◆ Exercise prompt ◆
No images are to be carried over; print all other material exactly as it stands.

— start of Data shown —

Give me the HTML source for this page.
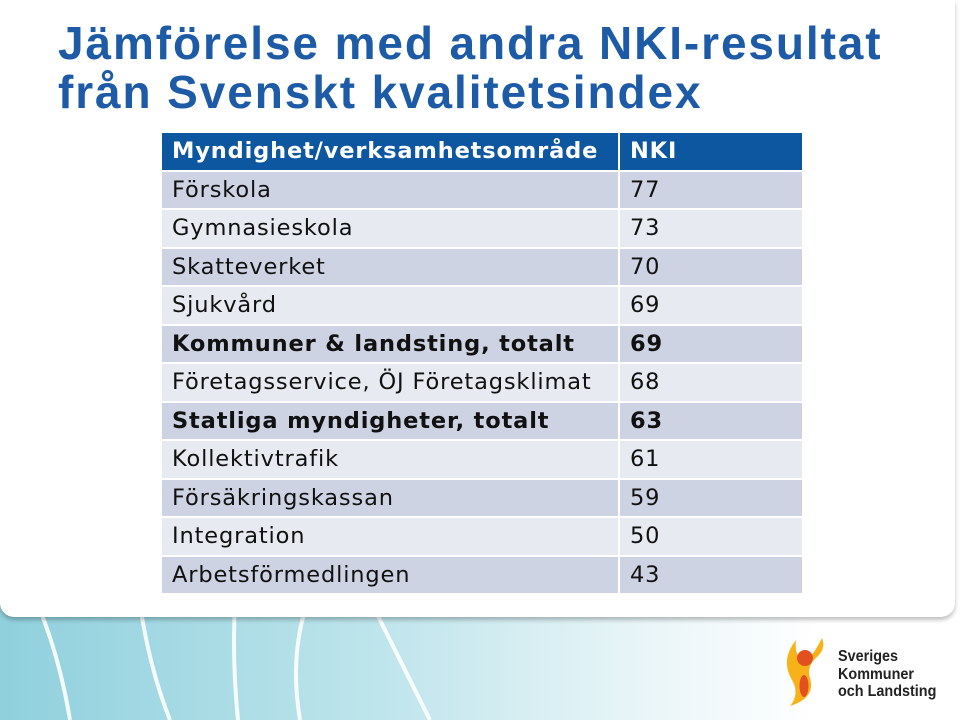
<!DOCTYPE html>
<html><head><meta charset="utf-8"><style>
body{margin:0;width:960px;height:720px;overflow:hidden;position:relative;font-family:"Liberation Sans",sans-serif;background:linear-gradient(90deg,#8fd0dd 0%,#bfe5ec 40%,#e6f4f7 65%,#fff 85%)}
#panel{position:absolute;left:0;top:0;width:955px;height:617px;background:#fff;border-radius:0 0 14px 14px;box-shadow:0 3px 4px rgba(0,0,0,.25)}
h1{position:absolute;left:58px;top:19px;margin:0;font-size:46px;line-height:49px;color:#1e5ba6;font-weight:bold;letter-spacing:1.9px;white-space:nowrap}
table{position:absolute;left:160px;top:133px;border-collapse:collapse;font-family:"DejaVu Sans",sans-serif;font-size:22.5px;letter-spacing:0.85px;color:#111;table-layout:fixed}
td{height:36.5px;padding:0 0 0 10px;border:2px solid #fff;white-space:nowrap;overflow:hidden}
td:first-child{width:446px}td:last-child{width:172px}
tr.h td{background:#0d57a0;color:#fff;font-weight:bold;border-top:0}
tr.o td{background:#cdd3e3}tr.e td{background:#e8eaf1}
tr.b td{font-weight:bold}
</style></head><body>
<svg style="position:absolute;left:0;top:600px" width="960" height="120">
<g stroke="#fff" stroke-width="4" fill="none" opacity=".9">
<path d="M40 10 Q60 60 70 120"/><path d="M140 5 Q150 70 170 120"/><path d="M235 5 Q232 60 238 120"/><path d="M305 10 Q290 60 300 120"/><path d="M375 10 Q400 60 430 120"/></g></svg>
<div id="panel"></div>
<h1>Jämförelse med andra NKI-resultat<br>från Svenskt kvalitetsindex</h1>
<table>
<tr class="h"><td>Myndighet/verksamhetsområde</td><td>NKI</td></tr>
<tr class="o"><td>Förskola</td><td>77</td></tr>
<tr class="e"><td>Gymnasieskola</td><td>73</td></tr>
<tr class="o"><td>Skatteverket</td><td>70</td></tr>
<tr class="e"><td>Sjukvård</td><td>69</td></tr>
<tr class="o b"><td>Kommuner &amp; landsting, totalt</td><td>69</td></tr>
<tr class="e"><td>Företagsservice, ÖJ Företagsklimat</td><td>68</td></tr>
<tr class="o b"><td>Statliga myndigheter, totalt</td><td>63</td></tr>
<tr class="e"><td>Kollektivtrafik</td><td>61</td></tr>
<tr class="o"><td>Försäkringskassan</td><td>59</td></tr>
<tr class="e"><td>Integration</td><td>50</td></tr>
<tr class="o"><td>Arbetsförmedlingen</td><td>43</td></tr>
</table>
<svg style="position:absolute;left:780px;top:638px" width="52" height="70">
<path d="M16 2 Q0 22 12 42 Q20 56 10 68 Q36 60 30 40 Q26 28 38 18 Q46 10 42 0 Q32 20 24 24 Q14 18 16 2Z" fill="#f7b21a"/>
<circle cx="25" cy="20" r="8" fill="#e2501f"/><ellipse cx="24" cy="48" rx="4.5" ry="11" fill="#e2501f"/></svg>
<div style="position:absolute;left:838px;top:648px;font-size:16px;line-height:17.5px;color:#222;font-family:'Liberation Sans Narrow','Liberation Sans',sans-serif;font-weight:bold;transform:scaleX(0.9);transform-origin:left">Sveriges<br>Kommuner<br>och Landsting</div>
</body></html>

— end of Data shown —

◆ Result of the task ◆
Give me the HTML source for this page.
<!DOCTYPE html>
<html><head><meta charset="utf-8"><style>
body{margin:0;width:960px;height:720px;overflow:hidden;position:relative;font-family:"Liberation Sans",sans-serif;background:linear-gradient(90deg,#8fd0dd 0%,#bfe5ec 40%,#e6f4f7 65%,#fff 85%)}
#panel{position:absolute;left:0;top:0;width:955px;height:617px;background:#fff;border-radius:0 0 14px 14px;box-shadow:0 3px 4px rgba(0,0,0,.25)}
h1{position:absolute;left:58px;top:19px;margin:0;font-size:46px;line-height:49px;color:#1e5ba6;font-weight:bold;letter-spacing:1.9px;white-space:nowrap}
table{position:absolute;left:160px;top:133px;border-collapse:collapse;font-family:"DejaVu Sans",sans-serif;font-size:22.5px;letter-spacing:0.85px;color:#111;table-layout:fixed}
td{height:36.5px;padding:0 0 0 10px;border:2px solid #fff;white-space:nowrap;overflow:hidden}
td:first-child{width:446px}td:last-child{width:172px}
tr.h td{background:#0d57a0;color:#fff;font-weight:bold;border-top:0}
tr.o td{background:#cdd3e3}tr.e td{background:#e8eaf1}
tr.b td{font-weight:bold}
</style></head><body>
<svg style="position:absolute;left:0;top:600px" width="960" height="120">
<g stroke="#fff" stroke-width="4" fill="none" opacity=".9">
<path d="M40 10 Q60 60 70 120"/><path d="M140 5 Q150 70 170 120"/><path d="M235 5 Q232 60 238 120"/><path d="M305 10 Q290 60 300 120"/><path d="M375 10 Q400 60 430 120"/></g></svg>
<div id="panel"></div>
<h1>Jämförelse med andra NKI-resultat<br>från Svenskt kvalitetsindex</h1>
<table>
<tr class="h"><td>Myndighet/verksamhetsområde</td><td>NKI</td></tr>
<tr class="o"><td>Förskola</td><td>77</td></tr>
<tr class="e"><td>Gymnasieskola</td><td>73</td></tr>
<tr class="o"><td>Skatteverket</td><td>70</td></tr>
<tr class="e"><td>Sjukvård</td><td>69</td></tr>
<tr class="o b"><td>Kommuner &amp; landsting, totalt</td><td>69</td></tr>
<tr class="e"><td>Företagsservice, ÖJ Företagsklimat</td><td>68</td></tr>
<tr class="o b"><td>Statliga myndigheter, totalt</td><td>63</td></tr>
<tr class="e"><td>Kollektivtrafik</td><td>61</td></tr>
<tr class="o"><td>Försäkringskassan</td><td>59</td></tr>
<tr class="e"><td>Integration</td><td>50</td></tr>
<tr class="o"><td>Arbetsförmedlingen</td><td>43</td></tr>
</table>
<svg style="position:absolute;left:780px;top:638px" width="52" height="70">
<path d="M16 2 Q0 22 12 42 Q20 56 10 68 Q36 60 30 40 Q26 28 38 18 Q46 10 42 0 Q32 20 24 24 Q14 18 16 2Z" fill="#f7b21a"/>
<circle cx="25" cy="20" r="8" fill="#e2501f"/><ellipse cx="24" cy="48" rx="4.5" ry="11" fill="#e2501f"/></svg>
<div style="position:absolute;left:838px;top:648px;font-size:16px;line-height:17.5px;color:#222;font-family:'Liberation Sans Narrow','Liberation Sans',sans-serif;font-weight:bold;transform:scaleX(0.9);transform-origin:left">Sveriges<br>Kommuner<br>och Landsting</div>
</body></html>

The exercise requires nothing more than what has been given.